**EXERCISE TASK**
Repeat exactly the lines between and including those that contain "Rebuild this chart" and "const chartRef = useRef<HTMLDivElement>(null);". Output no other line.

**ENTRIES PROVIDED**
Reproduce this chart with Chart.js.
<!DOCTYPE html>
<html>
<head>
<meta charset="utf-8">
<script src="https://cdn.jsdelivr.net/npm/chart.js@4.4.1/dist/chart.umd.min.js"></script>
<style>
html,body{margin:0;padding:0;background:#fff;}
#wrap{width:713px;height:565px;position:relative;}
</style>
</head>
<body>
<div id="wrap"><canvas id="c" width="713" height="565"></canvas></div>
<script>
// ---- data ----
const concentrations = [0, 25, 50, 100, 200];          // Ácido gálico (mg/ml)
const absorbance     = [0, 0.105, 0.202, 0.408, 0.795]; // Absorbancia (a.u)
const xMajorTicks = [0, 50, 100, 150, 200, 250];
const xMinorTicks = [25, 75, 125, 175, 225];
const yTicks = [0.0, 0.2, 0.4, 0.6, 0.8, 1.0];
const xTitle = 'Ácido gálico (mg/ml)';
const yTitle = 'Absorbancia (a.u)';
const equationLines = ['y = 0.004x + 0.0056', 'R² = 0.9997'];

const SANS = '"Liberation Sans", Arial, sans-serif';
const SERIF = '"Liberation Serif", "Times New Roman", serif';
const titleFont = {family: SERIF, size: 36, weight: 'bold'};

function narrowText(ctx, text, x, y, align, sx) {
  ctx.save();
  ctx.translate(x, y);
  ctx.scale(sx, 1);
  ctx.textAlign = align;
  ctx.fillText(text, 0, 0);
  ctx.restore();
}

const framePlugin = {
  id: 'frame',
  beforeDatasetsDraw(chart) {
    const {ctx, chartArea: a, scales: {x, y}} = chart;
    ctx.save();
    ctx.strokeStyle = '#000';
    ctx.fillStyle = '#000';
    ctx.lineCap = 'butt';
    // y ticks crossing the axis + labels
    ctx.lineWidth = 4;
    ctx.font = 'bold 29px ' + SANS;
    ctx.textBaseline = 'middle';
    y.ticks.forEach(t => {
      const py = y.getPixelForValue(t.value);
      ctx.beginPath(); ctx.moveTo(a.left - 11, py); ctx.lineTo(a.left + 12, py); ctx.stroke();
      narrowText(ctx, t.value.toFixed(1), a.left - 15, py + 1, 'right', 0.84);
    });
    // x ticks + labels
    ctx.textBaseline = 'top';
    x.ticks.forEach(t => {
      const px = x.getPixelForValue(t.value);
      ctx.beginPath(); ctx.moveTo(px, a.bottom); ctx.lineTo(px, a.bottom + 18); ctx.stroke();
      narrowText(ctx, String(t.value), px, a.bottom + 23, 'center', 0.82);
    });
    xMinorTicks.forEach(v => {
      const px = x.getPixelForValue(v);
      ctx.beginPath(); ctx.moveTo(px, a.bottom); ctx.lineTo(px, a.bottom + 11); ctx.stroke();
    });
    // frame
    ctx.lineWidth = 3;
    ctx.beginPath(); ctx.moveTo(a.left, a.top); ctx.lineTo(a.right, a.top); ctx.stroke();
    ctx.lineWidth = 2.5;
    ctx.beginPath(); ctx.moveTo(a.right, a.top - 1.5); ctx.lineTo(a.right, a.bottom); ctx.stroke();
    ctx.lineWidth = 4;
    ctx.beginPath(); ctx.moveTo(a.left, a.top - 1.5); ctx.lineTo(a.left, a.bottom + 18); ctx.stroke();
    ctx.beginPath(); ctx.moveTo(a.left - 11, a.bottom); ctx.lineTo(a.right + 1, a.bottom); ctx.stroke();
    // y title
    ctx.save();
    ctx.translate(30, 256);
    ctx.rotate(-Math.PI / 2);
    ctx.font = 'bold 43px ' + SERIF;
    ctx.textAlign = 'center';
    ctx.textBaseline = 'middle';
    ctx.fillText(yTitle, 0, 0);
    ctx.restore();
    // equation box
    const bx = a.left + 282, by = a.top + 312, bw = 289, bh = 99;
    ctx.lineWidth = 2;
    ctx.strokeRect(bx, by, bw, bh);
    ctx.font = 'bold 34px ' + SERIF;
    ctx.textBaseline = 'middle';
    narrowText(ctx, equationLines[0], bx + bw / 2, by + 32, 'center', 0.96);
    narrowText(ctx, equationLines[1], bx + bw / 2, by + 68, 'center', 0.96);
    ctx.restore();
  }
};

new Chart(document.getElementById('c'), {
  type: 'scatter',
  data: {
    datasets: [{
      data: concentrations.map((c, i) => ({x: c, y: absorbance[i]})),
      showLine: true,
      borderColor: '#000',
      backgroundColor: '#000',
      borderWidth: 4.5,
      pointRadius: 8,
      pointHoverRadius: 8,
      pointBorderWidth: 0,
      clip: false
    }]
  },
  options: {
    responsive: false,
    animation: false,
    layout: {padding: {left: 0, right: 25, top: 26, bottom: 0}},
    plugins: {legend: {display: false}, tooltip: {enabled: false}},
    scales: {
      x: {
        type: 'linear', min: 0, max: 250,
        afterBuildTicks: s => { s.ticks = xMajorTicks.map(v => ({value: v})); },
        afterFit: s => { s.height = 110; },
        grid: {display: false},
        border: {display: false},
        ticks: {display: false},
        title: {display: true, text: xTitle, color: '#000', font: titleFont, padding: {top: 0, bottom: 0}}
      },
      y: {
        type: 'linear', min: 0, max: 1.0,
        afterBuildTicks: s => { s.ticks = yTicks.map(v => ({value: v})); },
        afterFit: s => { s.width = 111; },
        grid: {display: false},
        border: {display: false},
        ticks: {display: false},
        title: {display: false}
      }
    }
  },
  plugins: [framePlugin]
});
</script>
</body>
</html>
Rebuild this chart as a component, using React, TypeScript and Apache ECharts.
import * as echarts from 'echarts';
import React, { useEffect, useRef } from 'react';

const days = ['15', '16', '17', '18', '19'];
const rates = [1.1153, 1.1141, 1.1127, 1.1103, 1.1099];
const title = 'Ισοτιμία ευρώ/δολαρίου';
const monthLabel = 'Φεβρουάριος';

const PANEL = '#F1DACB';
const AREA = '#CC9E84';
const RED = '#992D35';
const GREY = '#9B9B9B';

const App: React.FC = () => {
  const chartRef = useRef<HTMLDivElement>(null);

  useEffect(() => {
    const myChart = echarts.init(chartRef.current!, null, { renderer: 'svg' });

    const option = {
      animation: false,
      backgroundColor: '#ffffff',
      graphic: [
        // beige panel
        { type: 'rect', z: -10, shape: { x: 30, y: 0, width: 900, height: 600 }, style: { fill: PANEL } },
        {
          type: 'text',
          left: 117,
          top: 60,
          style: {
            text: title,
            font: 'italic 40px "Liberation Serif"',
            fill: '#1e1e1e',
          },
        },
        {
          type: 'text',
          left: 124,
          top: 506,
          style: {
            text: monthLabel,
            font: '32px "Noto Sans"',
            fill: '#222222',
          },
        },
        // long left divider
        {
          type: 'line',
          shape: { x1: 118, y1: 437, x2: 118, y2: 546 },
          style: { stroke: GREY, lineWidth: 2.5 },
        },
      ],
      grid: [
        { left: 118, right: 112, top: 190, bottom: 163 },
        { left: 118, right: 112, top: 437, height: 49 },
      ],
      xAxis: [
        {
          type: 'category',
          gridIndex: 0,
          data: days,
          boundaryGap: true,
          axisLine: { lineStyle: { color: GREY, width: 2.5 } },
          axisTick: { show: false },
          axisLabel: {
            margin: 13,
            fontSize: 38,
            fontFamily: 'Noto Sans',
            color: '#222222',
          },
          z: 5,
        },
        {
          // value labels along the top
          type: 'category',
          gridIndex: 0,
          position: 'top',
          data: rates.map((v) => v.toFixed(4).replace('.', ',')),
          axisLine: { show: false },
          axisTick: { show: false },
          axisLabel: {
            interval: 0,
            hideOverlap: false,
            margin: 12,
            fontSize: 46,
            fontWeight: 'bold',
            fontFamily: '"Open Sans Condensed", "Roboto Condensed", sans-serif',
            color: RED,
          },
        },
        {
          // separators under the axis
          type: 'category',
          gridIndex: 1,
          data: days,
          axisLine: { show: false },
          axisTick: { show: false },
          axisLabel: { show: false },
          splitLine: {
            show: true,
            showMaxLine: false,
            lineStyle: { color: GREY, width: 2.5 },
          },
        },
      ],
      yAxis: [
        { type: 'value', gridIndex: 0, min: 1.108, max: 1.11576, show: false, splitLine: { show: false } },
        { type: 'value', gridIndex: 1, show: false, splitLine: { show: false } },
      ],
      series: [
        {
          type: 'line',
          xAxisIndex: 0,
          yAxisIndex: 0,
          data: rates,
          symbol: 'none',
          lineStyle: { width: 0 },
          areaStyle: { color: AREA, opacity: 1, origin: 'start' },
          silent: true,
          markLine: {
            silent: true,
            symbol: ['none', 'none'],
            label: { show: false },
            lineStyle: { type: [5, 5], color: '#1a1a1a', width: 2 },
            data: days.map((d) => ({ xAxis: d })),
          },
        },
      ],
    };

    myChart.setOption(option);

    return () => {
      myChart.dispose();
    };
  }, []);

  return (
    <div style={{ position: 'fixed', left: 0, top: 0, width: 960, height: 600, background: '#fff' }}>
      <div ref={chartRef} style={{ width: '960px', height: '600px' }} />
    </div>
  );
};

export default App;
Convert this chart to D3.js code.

**ANSWER FOR THIS EXERCISE**
Rebuild this chart as a component, using React, TypeScript and Apache ECharts.
import * as echarts from 'echarts';
import React, { useEffect, useRef } from 'react';

const days = ['15', '16', '17', '18', '19'];
const rates = [1.1153, 1.1141, 1.1127, 1.1103, 1.1099];
const title = 'Ισοτιμία ευρώ/δολαρίου';
const monthLabel = 'Φεβρουάριος';

const PANEL = '#F1DACB';
const AREA = '#CC9E84';
const RED = '#992D35';
const GREY = '#9B9B9B';

const App: React.FC = () => {
  const chartRef = useRef<HTMLDivElement>(null);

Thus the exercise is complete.